Before releasing music in 2017 as les biches, I was in a band called Twinstar. We were together longer than The Beatles. Our tenure was marked by fits and starts, extended periods of hibernation, frequent personnel changes and infrequent live shows. Even so, we operated under the Field of Dreams “if you build it they will come” blueprint. That is, we put so much into the recording of our 2013 album The Sound of Leaving, that surely it would rise above the din and enable us to carry on making more records. It would be disingenuous to say we weren’t disappointed when that failed to happen.
As we were finishing the album, I would often feud with my long-suffering bandmate Chris Candelaria about things like the bass frequency in the final masters, or the track order. In retrospect, it seems trivial given the few people that would hear it. And yet, those arguments signify that we cared deeply about the end result. It is, after all, the bane of every creative artist that anything worthwhile requires dedication and heart. But the risk that art can exist solely in a vacuum always looms large. The band came to an end, and I naturally drifted away from music in a melancholy mood, though there were certainly no hard feelings.
Several years later, I found myself hiking in the volcanic hills of Myvatn, Iceland. (And before you think it, yes! Every asshole has been or is going to Iceland!) I am a firm believer that there’s nothing like physical exertion or a change in scenery to get the creative juices flowing. A melody crept into my brain. As I walked, it continued to mutate in subtle ways and became the silent soundtrack for the rest of the trip. And just like that, I was back in. This was my “new direction,” I thought. I wasn’t interested in writing pop songs at the time.

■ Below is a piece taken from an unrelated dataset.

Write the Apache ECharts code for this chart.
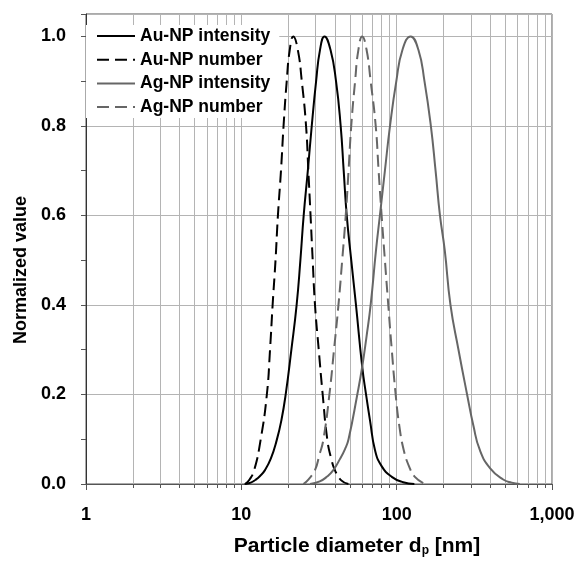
<!DOCTYPE html>
<html>
<head>
<meta charset="utf-8">
<script src="https://cdn.jsdelivr.net/npm/echarts@6/dist/echarts.min.js"></script>
<style>
  html, body { margin: 0; padding: 0; background: #fff; }
  #main { width: 578px; height: 562px; }
</style>
</head>
<body>
<div id="main"></div>
<script>
// [diameter nm, normalized value]
var auIntensity = [
    [10.5, 0], [11.5, 0.003], [12.3, 0.009], [13.2, 0.018], [14.2, 0.031],
    [15.5, 0.057], [16.9, 0.098], [18.1, 0.142], [19.3, 0.2], [21, 0.3],
    [22.7, 0.4], [24, 0.5], [25.2, 0.6], [26.8, 0.7], [28.4, 0.8],
    [30.3, 0.9], [32.1, 0.97], [34.3, 1.0], [37.5, 0.97], [40.7, 0.9],
    [43.6, 0.8], [45.6, 0.7], [47.7, 0.6], [51, 0.5], [54.7, 0.4],
    [60, 0.262], [63.5, 0.2], [67.5, 0.14], [72.5, 0.076], [80, 0.04],
    [93, 0.016], [110, 0.004], [130, 0]
];
var auNumber = [
    [10.6, 0], [11.3, 0.01], [12.1, 0.031], [13.3, 0.098], [14.6, 0.2],
    [15.3, 0.3], [15.9, 0.4], [16.6, 0.5], [17.2, 0.6], [18, 0.7],
    [18.7, 0.8], [19.6, 0.9], [20.5, 0.97], [21.6, 1.0], [23.1, 0.97],
    [24.5, 0.9], [26.1, 0.8], [27, 0.7], [27.9, 0.6], [28.8, 0.5],
    [29.8, 0.4], [31.5, 0.3], [33.4, 0.2], [35.8, 0.098], [38, 0.055],
    [40, 0.031], [44, 0.008], [48.9, 0]
];
var agIntensity = [
    [27.7, 0], [32, 0.006], [35.5, 0.016], [39.1, 0.031], [43, 0.055],
    [46.5, 0.078], [49, 0.1], [55.8, 0.2], [60, 0.262], [64, 0.33],
    [68, 0.4], [73.6, 0.522], [78, 0.6], [84, 0.7], [90.6, 0.8],
    [99.5, 0.9], [109, 0.97], [123, 1.0], [138, 0.97], [151, 0.9],
    [166, 0.8], [178, 0.7], [190, 0.6], [204, 0.522], [222, 0.4],
    [250, 0.3], [284, 0.2], [312, 0.13], [343, 0.076], [400, 0.035],
    [485, 0.01], [550, 0.003], [620, 0]
];
var agNumber = [
    [25.1, 0], [27, 0.01], [29.8, 0.031], [31.8, 0.065], [33.7, 0.098],
    [36.9, 0.2], [39.5, 0.3], [42.2, 0.4], [44.6, 0.5], [47, 0.6],
    [49, 0.7], [51, 0.8], [54, 0.9], [56.7, 0.97], [60, 1.0],
    [64, 0.97], [68, 0.9], [73.3, 0.8], [76.5, 0.7], [80, 0.6],
    [84, 0.5], [88.3, 0.4], [93, 0.3], [98.5, 0.2], [104, 0.13],
    [111, 0.076], [120, 0.04], [131, 0.016], [152, 0]
];
var seriesNames = ['Au-NP intensity', 'Au-NP number', 'Ag-NP intensity', 'Ag-NP number'];

var chart = echarts.init(document.getElementById('main'));

var font = 'Liberation Sans, Arial, sans-serif';
var gridColor = '#b4b4b4';

function curve(name, data, color, dashed) {
    return {
        name: name,
        type: 'line',
        data: data,
        smooth: 0.5,
        symbol: 'none',
        lineStyle: { color: color, width: 2, type: dashed ? [12, 6] : 'solid' },
        itemStyle: { color: color }
    };
}

var option = {
    animation: false,
    backgroundColor: '#fff',
    grid: {
        left: 86, right: 26, top: 14, bottom: 78,
        show: true, borderColor: '#555', borderWidth: 1, backgroundColor: '#fff'
    },
    legend: {
        orient: 'vertical',
        left: 86, top: 25,
        padding: [2, 9, 2, 10],
        itemGap: 5.7,
        itemWidth: 38, itemHeight: 14,
        backgroundColor: '#fff',
        itemStyle: { opacity: 0 }, // line only, no marker
        data: seriesNames,
        textStyle: { fontFamily: font, fontWeight: 'bold', fontSize: 17.5, lineHeight: 18, color: '#000' }
    },
    xAxis: {
        type: 'log', logBase: 10, min: 1, max: 1000,
        name: 'Particle diameter d{sub|p} [nm]',
        nameLocation: 'middle', nameGap: 52,
        nameTextStyle: {
            fontFamily: font, fontWeight: 'bold', fontSize: 21, color: '#000',
            padding: [0, 0, 0, 76],
            rich: { sub: { fontFamily: font, fontWeight: 'bold', fontSize: 12, color: '#000', verticalAlign: 'bottom', padding: [8, 0, 0, 0] } }
        },
        axisLine: { lineStyle: { color: '#555', width: 1 } },
        axisTick: { show: true, length: 6, lineStyle: { color: '#555' } },
        minorTick: { show: true, splitNumber: 9, length: 4, lineStyle: { color: '#555' } },
        splitLine: { show: true, lineStyle: { color: gridColor, width: 1 } },
        minorSplitLine: { show: true, lineStyle: { color: gridColor, width: 1 } },
        axisLabel: {
            margin: 22, fontFamily: font, fontWeight: 'bold', fontSize: 18, color: '#000',
            formatter: function (v) { return String(Math.round(v)).replace(/\B(?=(\d{3})+(?!\d))/g, ','); }
        }
    },
    yAxis: {
        type: 'value', min: 0, max: 1.05, interval: 0.2,
        name: 'Normalized value',
        nameLocation: 'middle', nameGap: 45,
        nameTextStyle: { fontFamily: font, fontWeight: 'bold', fontSize: 18, color: '#000', padding: [0, 42, 0, 0] },
        axisLine: { show: true, lineStyle: { color: '#333', width: 1 } },
        axisTick: { show: true, length: 5, lineStyle: { color: '#555' } },
        minorTick: { show: true, splitNumber: 2, length: 5, lineStyle: { color: '#555' } },
        splitLine: { show: true, lineStyle: { color: gridColor, width: 1 } },
        axisLabel: {
            margin: 20, showMaxLabel: false, fontFamily: font, fontWeight: 'bold', fontSize: 18, color: '#000',
            formatter: function (v) { return v.toFixed(1); }
        }
    },
    series: [
        curve(seriesNames[0], auIntensity, '#000', false),
        curve(seriesNames[1], auNumber, '#000', true),
        curve(seriesNames[2], agIntensity, '#666', false),
        curve(seriesNames[3], agNumber, '#666', true)
    ]
};

chart.setOption(option, true);
</script>
</body>
</html>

Rather, I wished to convey what it felt like to walk past ancient cinder cones and boiling molten lava away from the world at large.
Back in Los Angeles, I had already met Jonathan D. Haskell, the mercurial man behind the band Seven Saturdays. I was inspired by his unique and atmospheric approach to the Fender Rhodes. It was exactly what this piece of music required. So began our collaboration on what was meant to be the first les biches release. But the floodgates had opened, and a flurry of new songs materialized along the way.
As such, North from the Airwaves becomes the last (and sixth) track to be released by les biches in 2017. To say that an eight-minute-plus song with no verses or choruses is my favorite of them all is no stretch. It was the elusive spark that changed the way I think about music, though I am keenly aware it’s a huge ask in the age of short attention spans. In other words, having built it, it’s more about the quality of the company these days. To that point, I am also joined by Travis McNabb (Seven Simons, Better Than Ezra) on drums and the fantastic Zoe Ruth-Erwin, who writes and performs under her own name, and collectively with Jonathan in the electro-dream pop duo P O L L A. This old world is full of noise and chaos. If you do stop to listen, we thank you more than you can know!